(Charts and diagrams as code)
________________________________________

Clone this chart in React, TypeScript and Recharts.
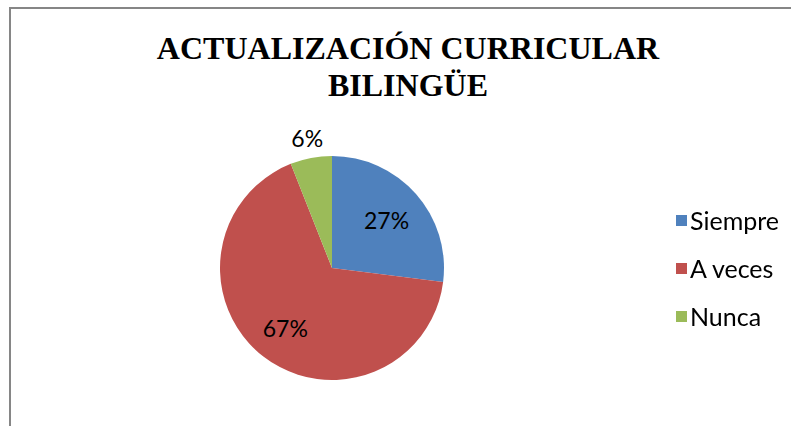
import { PieChart, Pie, Cell, Legend } from 'recharts';

const categories = ['Siempre', 'A veces', 'Nunca'];
const percentages = [27, 67, 6];
const sliceColors = ['#4F81BD', '#C0504D', '#9BBB59'];

const data = categories.map((name, i) => ({ name, value: percentages[i] }));

const RAD = Math.PI / 180;

const renderLabel = (props: any) => {
  const { cx, cy, midAngle, outerRadius, value } = props;
  // small slices get their label outside the pie, like the original
  const ratio = value < 10 ? 1.18 : value > 50 ? 0.68 : 0.65;
  const r = outerRadius * ratio;
  const x = cx + r * Math.cos(-midAngle * RAD);
  const y = cy + r * Math.sin(-midAngle * RAD);
  return (
    <text
      x={x}
      y={y}
      textAnchor="middle"
      dominantBaseline="central"
      fill="#000"
      style={{ fontFamily: 'Lato', fontSize: 23 }}
    >
      {`${value}%`}
    </text>
  );
};

const renderLegend = (props: any) => {
  const payload = [...(props.payload || [])].sort(
    (a: any, b: any) => categories.indexOf(a.value) - categories.indexOf(b.value)
  );
  return (
    <div>
      {payload.map((entry: any, i: number) => (
        <div
          key={`leg-${i}`}
          style={{ display: 'flex', alignItems: 'center', height: 48 }}
        >
          <span
            style={{
              display: 'inline-block',
              width: 11,
              height: 11,
              background: entry.color,
              marginRight: 3,
            }}
          />
          <span style={{ fontFamily: 'Lato', fontSize: 25, color: '#000' }}>{entry.value}</span>
        </div>
      ))}
    </div>
  );
};

const App = () => {
  return (
    <div style={{ position: 'fixed', left: 0, top: 0, width: 791, height: 426, background: '#fff' }}>
      <div
        style={{
          position: 'absolute',
          left: 9,
          top: 7,
          width: 782,
          height: 419,
          borderLeft: '2px solid #868686',
          borderTop: '2px solid #868686',
        }}
      />
      <div
        style={{
          position: 'absolute',
          left: 0,
          top: 30,
          width: 816,
          textAlign: 'center',
          fontFamily: 'Liberation Serif',
          fontWeight: 'bold',
          fontSize: 32,
          lineHeight: '37px',
          color: '#000',
        }}
      >
        ACTUALIZACIÓN CURRICULAR
        <br />
        BILINGÜE
      </div>
      <div style={{ position: 'absolute', left: 0, top: 0 }}>
        <PieChart width={791} height={426} margin={{ top: 0, right: 0, bottom: 0, left: 0 }}>
          <Pie
            data={data}
            dataKey="value"
            nameKey="name"
            cx={332}
            cy={268}
            outerRadius={112}
            startAngle={90}
            endAngle={-270}
            stroke="none"
            labelLine={false}
            label={renderLabel}
            isAnimationActive={false}
          >
            {data.map((entry, index) => (
              <Cell key={`cell-${index}`} fill={sliceColors[index]} />
            ))}
          </Pie>
          <Legend
            layout="vertical"
            content={renderLegend}
            wrapperStyle={{ position: 'absolute', left: 676, top: 196, width: 120 }}
          />
        </PieChart>
      </div>
    </div>
  );
};

export default App;
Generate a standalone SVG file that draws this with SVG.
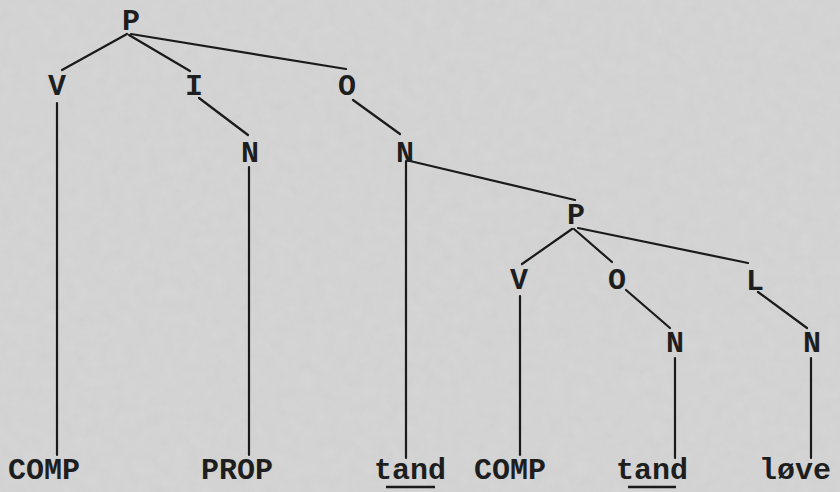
<svg xmlns="http://www.w3.org/2000/svg" width="840" height="492" viewBox="0 0 840 492">
  <defs>
    <filter id="grain" x="0" y="0" width="100%" height="100%">
      <feTurbulence type="fractalNoise" baseFrequency="0.08" numOctaves="4" seed="3" result="n"/>
      <feColorMatrix type="matrix" values="0 0 0 0 0.5  0 0 0 0 0.5  0 0 0 0 0.5  0 0 0 0.5 0" in="n"/>
    </filter>
    <style>
      .lbl { font-family: "Liberation Mono", "Courier New", monospace; font-size: 30px; font-weight: bold; fill: #1e1e1e; text-anchor: middle; }
      .edge { stroke: #1a1a1a; stroke-width: 2.2; fill: none; stroke-linecap: round; }
      .ul { stroke: #1a1a1a; stroke-width: 2.5; }
    </style>
  </defs>
  <rect x="0" y="0" width="840" height="492" fill="#d6d6d6"/>
  <rect x="0" y="0" width="840" height="492" filter="url(#grain)" opacity="0.45"/>

  <g id="connectors">
    <line class="edge" x1="127" y1="34" x2="62" y2="70"/>
    <line class="edge" x1="129" y1="35" x2="190" y2="71"/>
    <line class="edge" x1="131" y1="34" x2="346" y2="69"/>
    <line class="edge" x1="57" y1="103" x2="57" y2="455"/>
    <line class="edge" x1="199" y1="98" x2="248" y2="135"/>
    <line class="edge" x1="249" y1="167" x2="249" y2="455"/>
    <line class="edge" x1="353" y1="100" x2="400" y2="134"/>
    <line class="edge" x1="406" y1="161" x2="406" y2="458"/>
    <line class="edge" x1="410" y1="161" x2="575" y2="200"/>
    <line class="edge" x1="572" y1="229" x2="522" y2="264"/>
    <line class="edge" x1="574" y1="229" x2="612" y2="262"/>
    <line class="edge" x1="578" y1="228" x2="748" y2="263"/>
    <line class="edge" x1="520" y1="296" x2="520" y2="455"/>
    <line class="edge" x1="626" y1="290" x2="670" y2="328"/>
    <line class="edge" x1="758" y1="292" x2="807" y2="328"/>
    <line class="edge" x1="675" y1="358" x2="675" y2="458"/>
    <line class="edge" x1="811" y1="358" x2="811" y2="458"/>
  </g>

  <g id="n-P1"><text class="lbl" x="131" y="30">P</text></g>
  <g id="n-V1"><text class="lbl" x="57" y="95">V</text></g>
  <g id="n-I"><text class="lbl" x="194" y="95">I</text></g>
  <g id="n-O1"><text class="lbl" x="347" y="95">O</text></g>
  <g id="n-N1"><text class="lbl" x="250" y="162">N</text></g>
  <g id="n-N2"><text class="lbl" x="405" y="162">N</text></g>
  <g id="n-P2"><text class="lbl" x="576" y="224">P</text></g>
  <g id="n-V2"><text class="lbl" x="519" y="289">V</text></g>
  <g id="n-O2"><text class="lbl" x="617" y="289">O</text></g>
  <g id="n-L"><text class="lbl" x="755" y="290">L</text></g>
  <g id="n-N3"><text class="lbl" x="675" y="352">N</text></g>
  <g id="n-N4"><text class="lbl" x="812" y="352">N</text></g>

  <g id="leaf-comp1"><text class="lbl" x="44" y="479">COMP</text></g>
  <g id="leaf-prop"><text class="lbl" x="237" y="479">PROP</text></g>
  <g id="leaf-tand1"><text class="lbl" x="410" y="479">tand</text><line class="ul" x1="386" y1="487" x2="435" y2="487"/></g>
  <g id="leaf-comp2"><text class="lbl" x="510" y="479">COMP</text></g>
  <g id="leaf-tand2"><text class="lbl" x="652" y="479">tand</text><line class="ul" x1="628" y1="487" x2="676" y2="487"/></g>
  <g id="leaf-love"><text class="lbl" x="795" y="479">løve</text></g>
</svg>
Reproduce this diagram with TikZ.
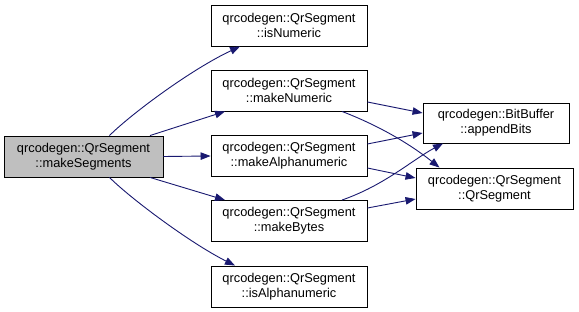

________________________________________

Short problem:
Keep the pictures out of your copy, and repeat every entry above exactly.

Written solution:
Clone this chart in React, TypeScript and Recharts.
import { PieChart, Pie, Cell, Legend } from 'recharts';

const categories = ['Siempre', 'A veces', 'Nunca'];
const percentages = [27, 67, 6];
const sliceColors = ['#4F81BD', '#C0504D', '#9BBB59'];

const data = categories.map((name, i) => ({ name, value: percentages[i] }));

const RAD = Math.PI / 180;

const renderLabel = (props: any) => {
  const { cx, cy, midAngle, outerRadius, value } = props;
  // small slices get their label outside the pie, like the original
  const ratio = value < 10 ? 1.18 : value > 50 ? 0.68 : 0.65;
  const r = outerRadius * ratio;
  const x = cx + r * Math.cos(-midAngle * RAD);
  const y = cy + r * Math.sin(-midAngle * RAD);
  return (
    <text
      x={x}
      y={y}
      textAnchor="middle"
      dominantBaseline="central"
      fill="#000"
      style={{ fontFamily: 'Lato', fontSize: 23 }}
    >
      {`${value}%`}
    </text>
  );
};

const renderLegend = (props: any) => {
  const payload = [...(props.payload || [])].sort(
    (a: any, b: any) => categories.indexOf(a.value) - categories.indexOf(b.value)
  );
  return (
    <div>
      {payload.map((entry: any, i: number) => (
        <div
          key={`leg-${i}`}
          style={{ display: 'flex', alignItems: 'center', height: 48 }}
        >
          <span
            style={{
              display: 'inline-block',
              width: 11,
              height: 11,
              background: entry.color,
              marginRight: 3,
            }}
          />
          <span style={{ fontFamily: 'Lato', fontSize: 25, color: '#000' }}>{entry.value}</span>
        </div>
      ))}
    </div>
  );
};

const App = () => {
  return (
    <div style={{ position: 'fixed', left: 0, top: 0, width: 791, height: 426, background: '#fff' }}>
      <div
        style={{
          position: 'absolute',
          left: 9,
          top: 7,
          width: 782,
          height: 419,
          borderLeft: '2px solid #868686',
          borderTop: '2px solid #868686',
        }}
      />
      <div
        style={{
          position: 'absolute',
          left: 0,
          top: 30,
          width: 816,
          textAlign: 'center',
          fontFamily: 'Liberation Serif',
          fontWeight: 'bold',
          fontSize: 32,
          lineHeight: '37px',
          color: '#000',
        }}
      >
        ACTUALIZACIÓN CURRICULAR
        <br />
        BILINGÜE
      </div>
      <div style={{ position: 'absolute', left: 0, top: 0 }}>
        <PieChart width={791} height={426} margin={{ top: 0, right: 0, bottom: 0, left: 0 }}>
          <Pie
            data={data}
            dataKey="value"
            nameKey="name"
            cx={332}
            cy={268}
            outerRadius={112}
            startAngle={90}
            endAngle={-270}
            stroke="none"
            labelLine={false}
            label={renderLabel}
            isAnimationActive={false}
          >
            {data.map((entry, index) => (
              <Cell key={`cell-${index}`} fill={sliceColors[index]} />
            ))}
          </Pie>
          <Legend
            layout="vertical"
            content={renderLegend}
            wrapperStyle={{ position: 'absolute', left: 676, top: 196, width: 120 }}
          />
        </PieChart>
      </div>
    </div>
  );
};

export default App;
Generate a standalone SVG file that draws this with SVG.
<svg xmlns="http://www.w3.org/2000/svg" width="840" height="492" viewBox="0 0 840 492">
  <defs>
    <filter id="grain" x="0" y="0" width="100%" height="100%">
      <feTurbulence type="fractalNoise" baseFrequency="0.08" numOctaves="4" seed="3" result="n"/>
      <feColorMatrix type="matrix" values="0 0 0 0 0.5  0 0 0 0 0.5  0 0 0 0 0.5  0 0 0 0.5 0" in="n"/>
    </filter>
    <style>
      .lbl { font-family: "Liberation Mono", "Courier New", monospace; font-size: 30px; font-weight: bold; fill: #1e1e1e; text-anchor: middle; }
      .edge { stroke: #1a1a1a; stroke-width: 2.2; fill: none; stroke-linecap: round; }
      .ul { stroke: #1a1a1a; stroke-width: 2.5; }
    </style>
  </defs>
  <rect x="0" y="0" width="840" height="492" fill="#d6d6d6"/>
  <rect x="0" y="0" width="840" height="492" filter="url(#grain)" opacity="0.45"/>

  <g id="connectors">
    <line class="edge" x1="127" y1="34" x2="62" y2="70"/>
    <line class="edge" x1="129" y1="35" x2="190" y2="71"/>
    <line class="edge" x1="131" y1="34" x2="346" y2="69"/>
    <line class="edge" x1="57" y1="103" x2="57" y2="455"/>
    <line class="edge" x1="199" y1="98" x2="248" y2="135"/>
    <line class="edge" x1="249" y1="167" x2="249" y2="455"/>
    <line class="edge" x1="353" y1="100" x2="400" y2="134"/>
    <line class="edge" x1="406" y1="161" x2="406" y2="458"/>
    <line class="edge" x1="410" y1="161" x2="575" y2="200"/>
    <line class="edge" x1="572" y1="229" x2="522" y2="264"/>
    <line class="edge" x1="574" y1="229" x2="612" y2="262"/>
    <line class="edge" x1="578" y1="228" x2="748" y2="263"/>
    <line class="edge" x1="520" y1="296" x2="520" y2="455"/>
    <line class="edge" x1="626" y1="290" x2="670" y2="328"/>
    <line class="edge" x1="758" y1="292" x2="807" y2="328"/>
    <line class="edge" x1="675" y1="358" x2="675" y2="458"/>
    <line class="edge" x1="811" y1="358" x2="811" y2="458"/>
  </g>

  <g id="n-P1"><text class="lbl" x="131" y="30">P</text></g>
  <g id="n-V1"><text class="lbl" x="57" y="95">V</text></g>
  <g id="n-I"><text class="lbl" x="194" y="95">I</text></g>
  <g id="n-O1"><text class="lbl" x="347" y="95">O</text></g>
  <g id="n-N1"><text class="lbl" x="250" y="162">N</text></g>
  <g id="n-N2"><text class="lbl" x="405" y="162">N</text></g>
  <g id="n-P2"><text class="lbl" x="576" y="224">P</text></g>
  <g id="n-V2"><text class="lbl" x="519" y="289">V</text></g>
  <g id="n-O2"><text class="lbl" x="617" y="289">O</text></g>
  <g id="n-L"><text class="lbl" x="755" y="290">L</text></g>
  <g id="n-N3"><text class="lbl" x="675" y="352">N</text></g>
  <g id="n-N4"><text class="lbl" x="812" y="352">N</text></g>

  <g id="leaf-comp1"><text class="lbl" x="44" y="479">COMP</text></g>
  <g id="leaf-prop"><text class="lbl" x="237" y="479">PROP</text></g>
  <g id="leaf-tand1"><text class="lbl" x="410" y="479">tand</text><line class="ul" x1="386" y1="487" x2="435" y2="487"/></g>
  <g id="leaf-comp2"><text class="lbl" x="510" y="479">COMP</text></g>
  <g id="leaf-tand2"><text class="lbl" x="652" y="479">tand</text><line class="ul" x1="628" y1="487" x2="676" y2="487"/></g>
  <g id="leaf-love"><text class="lbl" x="795" y="479">løve</text></g>
</svg>
Reproduce this diagram with TikZ.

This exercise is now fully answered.